An open letter to Gordon Brown, Chancellor of the Exchequer, from Nicholas Brooke, president of the Royal Institution of Chartered Surveyors I am writing to express my deep concern at the likely impact of the UK's approach to implementing one aspect of the Insurance Mediation Directive.
As president of RICS, a leading authority on matters relating to land and property, I am concerned about impact the Financial Services Authority's approach will have on our members and more importantly on consumers and business users of their services.
In our view the way this directive is being implemented is one of the worst examples we have ever seen of a sledgehammer being used to crack a nut. A great amount of regulation which will be both costly and cumbersome to implement is being applied to tackle what appears to us to be a largely non-existent problem.

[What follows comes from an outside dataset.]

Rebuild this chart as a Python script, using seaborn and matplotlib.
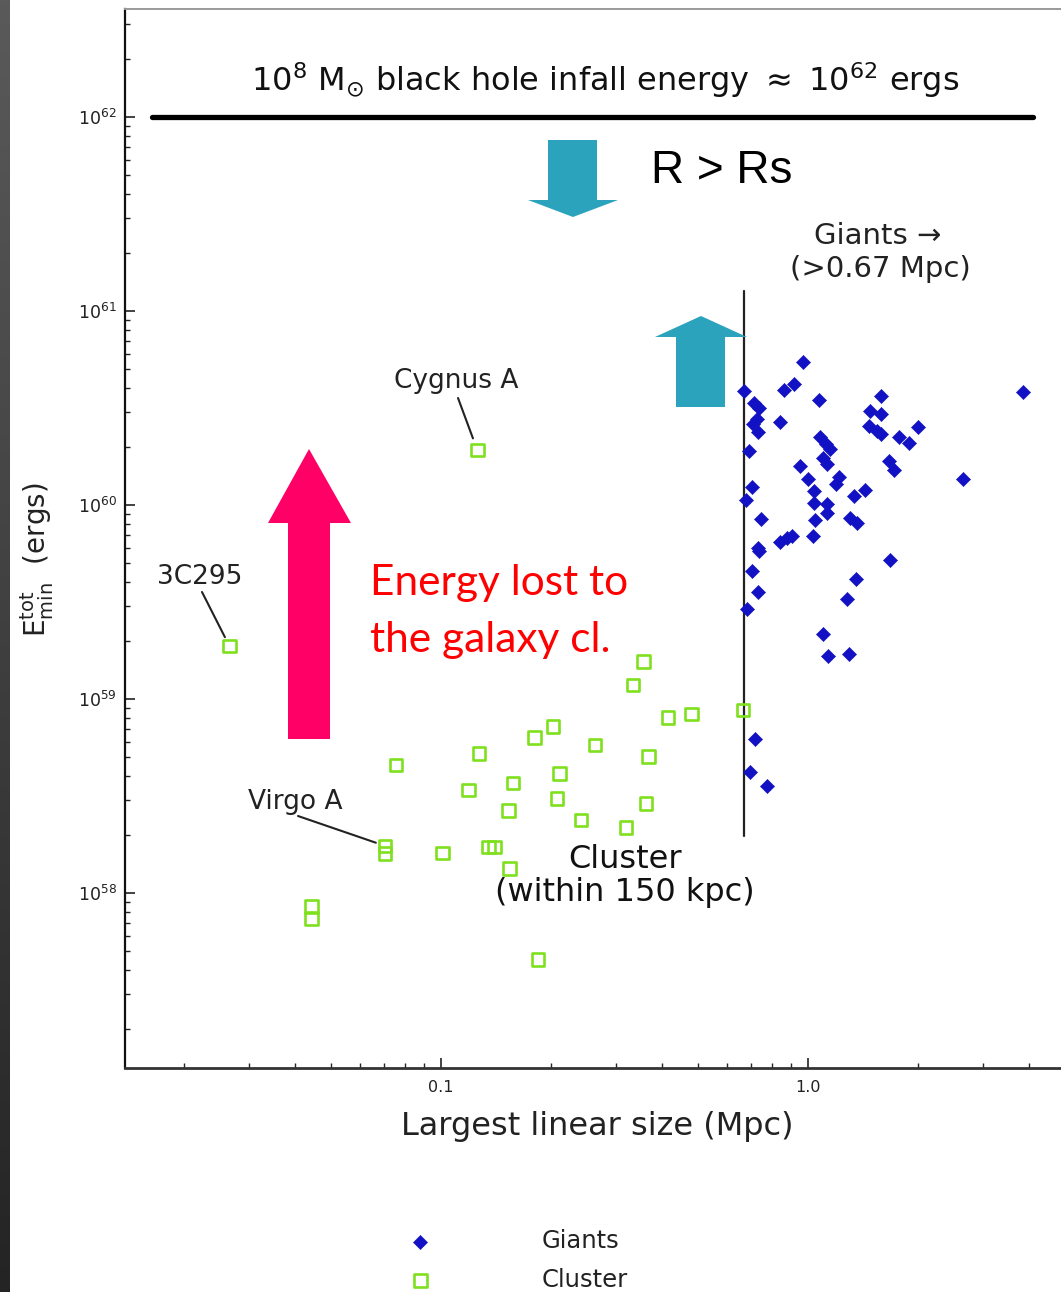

We do not believe there is a significant problem in the UK relating to the operation of insurance in the property and construction spheres nor do we feel that the directive necessitates the kind of 'platinum plating' that the UK government seems determined to give it.
We do not understand why the government has decided to go far beyond what was strictly needed and apply this directive in ways that other countries do not feel appropriate. The result is likely to be a withdrawal of smaller firms from areas like property management, something which is presumably not the government's objective.
I am also certain that consumers and small landlords will consider it detrimental to face increased costs to stay with their current small, local property agent or to move to a larger firm prepared to bear the costs of additional government regulation. Equally, it will cause wholly unnecessary work for many people in the construction sphere given that insurance is an integral part of contracts and processes throughout the sector.
I would be grateful for your comments and assistance in resolving this matter. I think it would be unfortunate if we fail to consider all aspects of consumer and public benefit and detriment in this area without taking account of the current real position and applying the government's policy on impact assessment and consideration of small businesses. Even at this late stage RICS urges you to withdraw the provisions of the new regulatory regime as they relate to property and construction and consult about a more practical way forward.
We would welcome a meeting to discuss our concerns in greater detail.